Three-Dimensional Closure of Field-Aligned Currents in the Polar Ionosphere

Using a simplified three-dimensional Hall-magnetohydrodynamics simulation, we investigated the current closure of field-aligned currents (FACs) in the polar ionosphere. Ion-neutral collision was taken into consideration. To excite a pair of FACs, an electric field perturbation is applied to the upper boundary of the simulation box. The flow shear propagated downward accompanied with the FACs. When the electron density was initially uniform, most of the FACs are connected with the Pedersen current due to electrostatic processes. Some of them are connected with the Hall current due to inductive processes. When the density was initially enhanced in a longitudinally elongated region (high-density band), overflow of the Hall current takes place near the edge of the high-density band.

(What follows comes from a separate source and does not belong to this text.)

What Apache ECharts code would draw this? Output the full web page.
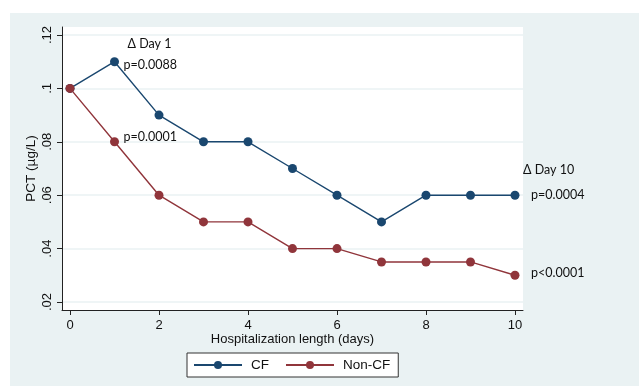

Additionally, localized FACs appear to bridge between the Pedersen current layer (high altitude) and the Hall current layer (low altitude). The formation of the additional FACs is closely associated with the field-aligned gradient of backward difference center dot E, where E is the electric field. We compared the current lines with those evaluated by the traditional thin-layer assumption. The current closure obtained by the thin-layer assumption is fully different from that obtained by the three-dimensional model. In the full three-dimensional simulation, a current line flowing in the Hall layer can pass underneath the current flowing in the Pedersen layer. Such "intersection" is not allowed in the thin-layer assumption. We believe that the three-dimensional model offers advantages for fully understanding the closure of the FACs together with the current closure on the magnetospheric side.